14 of 85 comments (clear)

  1. Anything to ignore the elephant in the room by katz · · Score: 2, Insightful

    Livestock pollutes far more. We can take direct action against it by not buying products made from animals and their secretions.

    1. Re:Anything to ignore the elephant in the room by omnichad · · Score: 4, Funny

      You're ignoring the cow in the room. By giving us this straw man elephant livestock scenario. There are far more domesticated cows than elephants.

    2. Re: Anything to ignore the elephant in the room by c6gunner · · Score: 2

      And it would stay in the environment forever instead of being temporarily taken back out when new livestock is born and grown.

      Err ... ahh ... what?

      Are you under the strange impression that cows eat methane?

    3. Re:Anything to ignore the elephant in the room by Anonymous Coward · · Score: 5, Funny

      How can you tell when someone's a vegan? Don't worry, they'll tell you.

  2. Keep it up and I'll avoid /. by Anonymous Coward · · Score: 3, Insightful

    Who wrote this rubbish? Household = Industrial????? Fucking liar. Bait and switch is NOT the way this site will thrive.

  3. I've noticed it too... by IonOtter · · Score: 2

    Since I stopped using anything with scents or dyes in it, I've become really aware of anything with perfumes. I started with dish soap, then laundry detergent, the shower soap.

    My laundry detergent still has fluorescent dye in it for colors and whites, but no perfume or other dyes. My dish soap is Seventh Generation, and my shower soap is Dr. Bronner's. (I love those bottles! Reading material in the shower!)

    It doesn't save me any money? Stuff without all the added crap is around 30% more expensive. But I've also become far more aware of my own body odors, and act accordingly.

    The downside is when I visit friends or co-workers who use "air freshener", it's like having to endure a teargas attack. And going anywhere near the soap aisle in the grocery store is a total non-starter. X.X

    --
    [End Of Line]
    1. Re:I've noticed it too... by Gr8Apes · · Score: 2

      Where I live there's not enough water to go around for extended showers. Saving water has become a big component of the go-green propaganda.

      If there's enough water for a shower, there's enough for a super long extended shower

      --
      The cesspool just got a check and balance.
  4. I wanna use hairspray! by stooo · · Score: 4, Insightful

    I hear where they don't want me to use hairspray. They want me to use the pump!
    Because the other one – which I really like better than going "bing, bing, bing," and then it comes out in big globs, right?
    And it's stuck in your hair and you say, "Oh my God, I gotta take a shower again! My hair's all screwed up!" Right?'

    I wanna use hairspray!

    --
    aaaaaaa
  5. Hell No! by joao.cordeiro · · Score: 2

    There is no way, No Way you do more pollution in your house then with your car!

    This is one of this articles where you pick the best case scenario for cars. Then you remove data from car type that make the most pollution (like old cars, industrial cars, commercial cars...) And you compare it to the worse case scenario of a house pollution, in that day of the year when that house is polluting the most.

    Then you release this crap and go get your paycheck from oil companies...
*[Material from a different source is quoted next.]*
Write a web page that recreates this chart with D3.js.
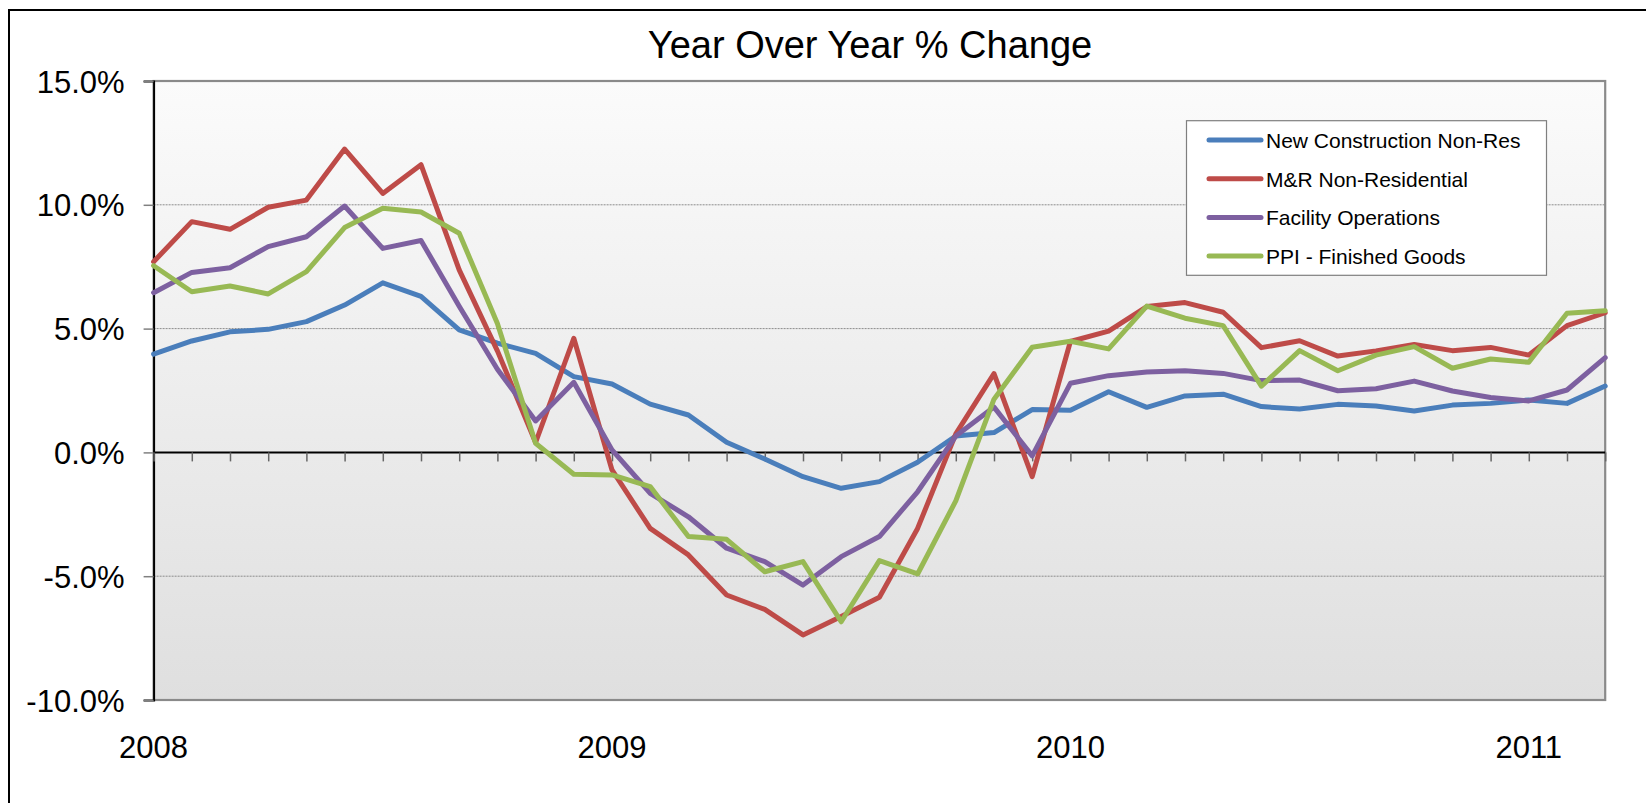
<!DOCTYPE html>
<html>
<head>
<meta charset="utf-8">
<script src="https://cdn.jsdelivr.net/npm/d3@7"></script>
<style>
  body { margin: 0; background: #ffffff; }
  svg { display: block; }
  text { font-family: "Liberation Sans", Arial, sans-serif; fill: #000; }
</style>
</head>
<body>
<svg id="chart" width="1646" height="803"></svg>
<script>
// ---------------- DATA ----------------
const months = [
  "Jan 2008","Feb 2008","Mar 2008","Apr 2008","May 2008","Jun 2008","Jul 2008","Aug 2008","Sep 2008","Oct 2008","Nov 2008","Dec 2008",
  "Jan 2009","Feb 2009","Mar 2009","Apr 2009","May 2009","Jun 2009","Jul 2009","Aug 2009","Sep 2009","Oct 2009","Nov 2009","Dec 2009",
  "Jan 2010","Feb 2010","Mar 2010","Apr 2010","May 2010","Jun 2010","Jul 2010","Aug 2010","Sep 2010","Oct 2010","Nov 2010","Dec 2010",
  "Jan 2011","Feb 2011","Mar 2011"
];
const yearTickMonths = ["Jan 2008","Jan 2009","Jan 2010","Jan 2011"];
const yearTickLabels = ["2008","2009","2010","2011"];
const yTicks = [-10, -5, 0, 5, 10, 15];
const gridValues = [-5, 5, 10];

const seriesNames = ["New Construction Non-Res","M&R Non-Residential","Facility Operations","PPI - Finished Goods"];
const newConstructionNonRes = [3.97, 4.50, 4.87, 4.97, 5.28, 5.95, 6.85, 6.30, 4.95, 4.41, 4.00, 3.06,
  2.76, 1.95, 1.51, 0.41, -0.27, -0.98, -1.45, -1.18, -0.40, 0.66, 0.80, 1.73,
  1.70, 2.45, 1.82, 2.28, 2.35, 1.85, 1.75, 1.94, 1.87, 1.67, 1.91, 1.98,
  2.12, 1.98, 2.68];
const mrNonResidential = [7.70, 9.32, 9.01, 9.90, 10.19, 12.25, 10.46, 11.62, 7.37, 4.10, 0.40, 4.61,
  -0.71, -3.07, -4.14, -5.76, -6.34, -7.37, -6.63, -5.85, -3.07, 0.75, 3.18, -0.98,
  4.48, 4.90, 5.89, 6.05, 5.66, 4.23, 4.51, 3.89, 4.10, 4.36, 4.11, 4.24,
  3.93, 5.12, 5.64];
const facilityOperations = [6.45, 7.27, 7.46, 8.31, 8.71, 9.95, 8.24, 8.56, 5.90, 3.36, 1.27, 2.83,
  0.10, -1.65, -2.60, -3.87, -4.41, -5.36, -4.21, -3.40, -1.59, 0.66, 1.83, -0.14,
  2.79, 3.10, 3.25, 3.30, 3.19, 2.90, 2.92, 2.49, 2.57, 2.88, 2.48, 2.22,
  2.08, 2.52, 3.83];
const ppiFinishedGoods = [7.54, 6.49, 6.72, 6.40, 7.30, 9.08, 9.86, 9.71, 8.85, 5.21, 0.37, -0.88,
  -0.91, -1.38, -3.40, -3.51, -4.82, -4.41, -6.84, -4.37, -4.91, -1.96, 2.15, 4.25,
  4.49, 4.18, 5.91, 5.42, 5.12, 2.68, 4.11, 3.30, 3.93, 4.27, 3.40, 3.77,
  3.64, 5.62, 5.72];
const seriesColors = ["#4A7EBB", "#BE4B48", "#7D60A0", "#98B954"];

const series = [newConstructionNonRes, mrNonResidential, facilityOperations, ppiFinishedGoods]
  .map((values, k) => ({ name: seriesNames[k], values, color: seriesColors[k] }));

// ---------------- LAYOUT ----------------
const svg = d3.select("#chart");
const plot = { left: 153.6, right: 1605.2, top: 81, bottom: 700 };

const x = d3.scalePoint().domain(months).range([plot.left, plot.right]).padding(0);
const y = d3.scaleLinear().domain([-10, 15]).range([plot.bottom, plot.top]);

// hyphen-minus formatting like the original
const locale = d3.formatLocale({ decimal: ".", thousands: ",", grouping: [3], currency: ["$", ""], minus: "-" });
const fmt = locale.format(".1f");

// outer frame (extends past the right and bottom edges)
svg.append("rect").attr("x", 9).attr("y", 10).attr("width", 1700).attr("height", 900)
  .attr("fill", "none").attr("stroke", "#000").attr("stroke-width", 2);

// gradient background
const defs = svg.append("defs");
const grad = defs.append("linearGradient").attr("id", "bg").attr("x1", 0).attr("y1", 0).attr("x2", 0).attr("y2", 1);
grad.append("stop").attr("offset", "0%").attr("stop-color", "#fbfbfb");
grad.append("stop").attr("offset", "100%").attr("stop-color", "#dfdfdf");

svg.append("rect")
  .attr("x", plot.left).attr("y", plot.top)
  .attr("width", plot.right - plot.left).attr("height", plot.bottom - plot.top)
  .attr("fill", "url(#bg)").attr("stroke", "#8a8a8a").attr("stroke-width", 2.2);

// gridlines
svg.append("g").selectAll("line").data(gridValues).join("line")
  .attr("x1", plot.left).attr("x2", plot.right)
  .attr("y1", d => y(d)).attr("y2", d => y(d))
  .attr("stroke", "#8c8c8c").attr("stroke-width", 1).attr("stroke-dasharray", "2,1");

// y axis
const yAxis = d3.axisLeft(y).tickValues(yTicks).tickSize(10).tickPadding(19)
  .tickFormat(d => fmt(d) + "%");
const gy = svg.append("g").attr("transform", `translate(${plot.left},0)`).call(yAxis);
gy.select(".domain").attr("stroke", "#000").attr("stroke-width", 2);
gy.selectAll(".tick line").attr("stroke", "#808080").attr("stroke-width", 1.5);
gy.selectAll(".tick text").attr("font-size", 31).attr("fill", "#000")
  .attr("font-family", "\"Liberation Sans\", Arial, sans-serif").attr("dy", "0.36em");

// zero axis with tick marks
const xAxis = d3.axisBottom(x).tickSize(9).tickFormat("");
const gx = svg.append("g").attr("transform", `translate(0,${y(0)})`).call(xAxis);
gx.select(".domain").attr("stroke", "#000").attr("stroke-width", 2).attr("d", `M${plot.left},0H${plot.right}`);
gx.selectAll(".tick line").attr("stroke", "#666").attr("stroke-width", 1.5);

// year labels at bottom
svg.append("g").selectAll("text").data(yearTickMonths).join("text")
  .attr("x", d => x(d)).attr("y", 758)
  .attr("text-anchor", "middle").attr("font-size", 31)
  .text((d, i) => yearTickLabels[i]);

// lines
const line = d3.line().x((d, i) => x(months[i])).y(d => y(d));
svg.append("g").selectAll("path").data(series).join("path")
  .attr("d", d => line(d.values))
  .attr("fill", "none")
  .attr("stroke", d => d.color)
  .attr("stroke-width", 5)
  .attr("stroke-linejoin", "round")
  .attr("stroke-linecap", "round");

// title
svg.append("text").attr("x", 870).attr("y", 58).attr("text-anchor", "middle")
  .attr("font-size", 38).text("Year Over Year % Change");

// legend
const legend = svg.append("g");
legend.append("rect").attr("x", 1186.5).attr("y", 120.7).attr("width", 360).attr("height", 154.6)
  .attr("fill", "#fff").attr("stroke", "#7f7f7f").attr("stroke-width", 1.2);
const items = legend.selectAll("g.item").data(series).join("g").attr("class", "item")
  .attr("transform", (d, i) => `translate(0,${140 + i * 38.7})`);
items.append("line").attr("x1", 1209).attr("x2", 1261).attr("y1", 0).attr("y2", 0)
  .attr("stroke", d => d.color).attr("stroke-width", 5).attr("stroke-linecap", "round");
items.append("text").attr("x", 1266).attr("y", 8).attr("font-size", 21).text(d => d.name);
</script>
</body>
</html>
  6. Numbers by bluegutang · · Score: 3, Interesting

    From the article, not in the summary:

    It’s hard to say how much pollution is down to VOCs, but a rough estimate is that between one quarter and a third of all particles are made up of organic compounds that originate as VOCs,

    So it's a significant, but not the main source of particulate pollution (in Western cities where the air is usually pretty clean). It doesn't have anything to do with CO2 emissions and global warming/climate change.

  7. Alternate interpretation may be. . . by Salgak1 · · Score: 4, Insightful

    . . . that car exhausts have gotten so clean, that outgassing from household and industrial products is now noticeable, instead of being noise in the metrics. . .

  8. Alternative headline. by BenFenner · · Score: 3, Insightful

    Alternative headline:
    Automobile emissions drop to the levels of household products.

    1. Re:Alternative headline. by crunchygranola · · Score: 2, Informative

      This is an accurate description of what has happened in California. The controls on auto emissions have been very effective and have transformed the natural "smog trap" situation is the Los Angeles basin. In 1968 there were 200 Stage 1 smog alerts and 50 Stage 2 alerts. Stage 2 alerts dropped to near zero in the early 1980s, Stage 1 alerts did the same by the late 1990s. There have been no Stage 2 alerts since 1988 or Stage 1 smog alerts since 2003. And remember this is despite a 50% increase in population.

      For years now the South Coast Air Quality Management District (AQMD) has been focusing on VOC emissions from household products out of necessity. That is where most the remaining problem is, and is had not been subject nearly as much reduction over the years as vehicle and industrial emission. It is a nuisance for a science/craft hobbyist like myself since many common solvents have disappeared that were useful and superior to their replacements, but it is a price you must be willing to pay to live here. Its not a big price (that be the cost of housing).

      --
      Second class citizen of the New Gilded Age
  9. Re:it's a matter of degrees and regulation by crunchygranola · · Score: 2

    ...

    They've remained where they were or gotten worse with no oversight while the cars have improved their position.

    Next you clean up the home products and then something else will take over the top spot as the source of pollution problems. no matter how you clean up each industry there will always be one that is not as clean as the rest. the question becomes once you get down to the absolute major source of green house gas or pollution being a natural process do you try to then regulate that. I know already that in humanity's hubris, they would try to regulate a natural process. We're insane.

    No, the household products have been improving. If you live in California you have been seeing products being reformulated and many solvent being taken off the shelves for years, and the same thing is happening to a lesser extent in other areas, so your initial claim is false.

    Yes, as you clean one source up others move to the top of the list. That is a natural result of regulatory success. It is not a problem.

    The clean-up process is being driven by actual scientifically derived standards for safe air - air pollution levels that are not causing measurable harm to part of the population. In many urban areas of the country due to topography and weather conditions and settlement density they already meet these standards and so are not being subjected to the ever tightening regulations that South California faces. About 60% of the U.S. population does not face any air pollution problems, a fraction that is growing, and also the severity of the problem of those who still face some is diminishing. So we are hardly done with the issue yet. In some parts of the problem stationary sources (home heating, etc.) is still significant, and interestingly enough many of the solutions are actually cheaper (e.g replacing oil with gas) which is driving replacement even without regulation.

    In the 40% of the country that still has issues we are no where close to the point where natural pollution sources dominate. So you are declaring "we're insane" based on something you are imagining.